In case you run that command over ssh on a server, you’ll have to do it this way instead:
XDG_RUNTIME_DIR=/run/user/$UID systemctl status --user restic-backup.timer
Otherwise systemd will complain that it can’t connect to dbus.
And that’s it. Now you have an automated backup system that keeps your data in the cloud, and, more importantly, it encrypts and deduplicates all the data.
Update on April 2022
I’ve been using this setup on a couple of home servers for 1.5 years. There is around 240Gb stored at the moment, and it costs me just 1.31 EUR (1.42 USD) per month. And it proved to be reliable too: I had to restore the whole data at least once, and it went with no issues at all.
Update on April 2023
Here are some stats after one more year of using this setup:
- 424Gb of data stored (the actual repository size at B2 is smaller thanks to deduplication: 402.5Gb)
- It took around 13 hours to restore (download speed was around 50Mbit/sec), restic used ~480Mb of RSS memory, and a bit of CPU (10-20%)
- Storage cost: 2.24 EUR / Month
- Restore cost: 4.13 EUR
There’s one important thing that I noticed during this restore run.

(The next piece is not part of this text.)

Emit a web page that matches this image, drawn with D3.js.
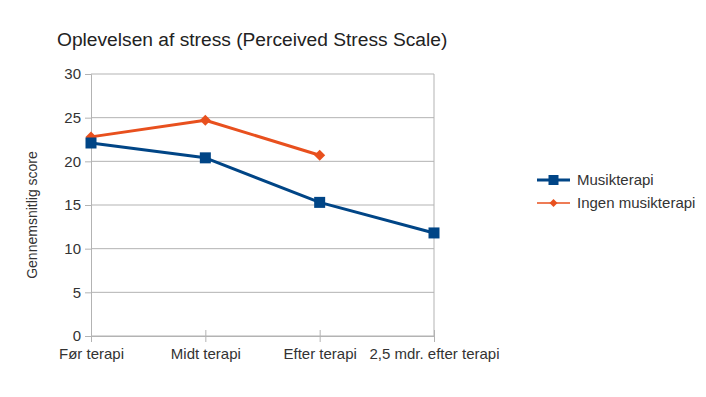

In order to restore not just files, but their
correct permissions and ownership information, restic restore
has to be run as root
. Otherwise, all the restored
files will be owned by a user who run the restore command.
Update on April 2024
Another year, another update:
- 573Gb of data stored (+149Gb)
- Restic stats:
- Repository size: 555Gb
- Snapshots: 273
- Restore time: 18h25m (at ~100Mbps)
- Storage cost: 3.62 EUR / month
- Restore cost: free, since Backblaze recently made all egress traffic free! See this blog post for more details.